Estimated reading time: 2 mins

Just joined a new organization? Or struggling to make friends? Here is a tip to make stronger connections and improve working relationships.

I have started this series to help overcome challenges in building great working relationships with your colleagues. The culture of your organization may be that social activities and the onboarding process does this well anyway, but many organizations leave it to employees to work out for themselves.

In this post, I will be talking about inviting colleagues to lunch.

Seems such a simple thing to do, right? But maybe you’re not doing it, or have thought about it. Sitting with a colleague and chowing down can be a relaxing way for two or more people to get to know each other. It’s away from your desks, for a start. And it’s also something everybody has in common.

My advice is to first find out where the people you want to know more actually go to lunch. Your first attempt could be as simple as going where they go and asking to join them.

If these colleagues ‘disappear’ somewhere then they’re probably leaving your office to go to a local cafe or restaurant. My advice, then, is to make an open invite to lunch at a local joint with these people, and invite a handful of people who already know each other. This way is appears to be less directed to an individual and there is less awkwardness when you actually meet over lunch. You also allow for a couple of people dropping out without ruining your plans.

What if your colleagues don’t lunch, and prefer to eat ‘al desko’? This is very common with today’s workaholic lifestyles. I try to avoid it, but it isn’t always possible if deadlines are looming. There might be one day a week where leaving the desk for lunch is acceptable…? I find that Friday tends to be the day that people are more amenable to doing something different because the weekend is approaching, so you could try that day.

You might be like myself – I am quite happy to lunch on my lonesome whilst I collect my thoughts or read something. I don’t put pressure on myself to have to be with other people at lunchtime. I still create opportunities, at least once a week, to meet other people to eat to build and maintain working relationships.
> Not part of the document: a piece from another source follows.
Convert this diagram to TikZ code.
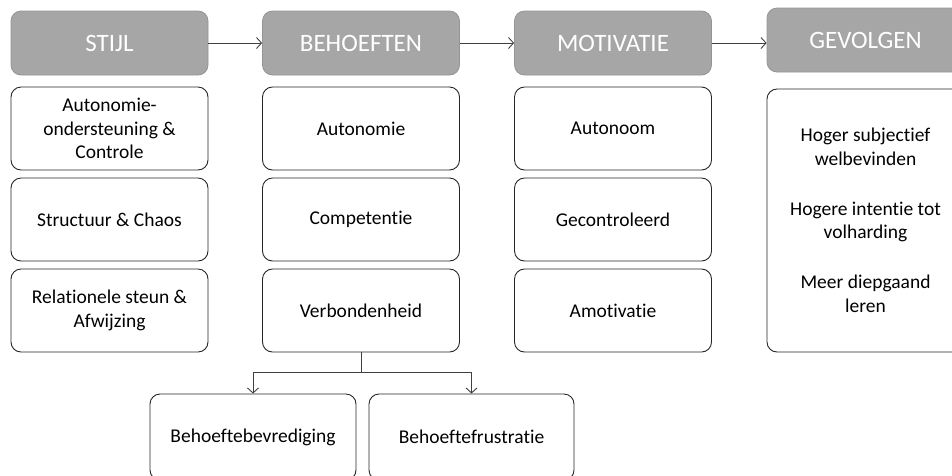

gossipWhat should we talk about?

When you get together over lunch, I suggest you avoid conversations about work, unless you’re asked about it. Lunchtime is an opportunity for everybody to relax and leave work behind, after all. Ask lots of questions about people. Showing an interest in them is a great place to start. I’d avoid talking about very personal stuff (who wants to talk about our ailments whilst eating?) and certainly avoid discussing other people if they’re not there: don’t enter into a ‘knitting circle’ where character-assassinations are the main course. Even if the intrigue is stimulating – it will drag you down in the end.

Above all, be yourself. Relax and don’t be afraid of a few moments of silence.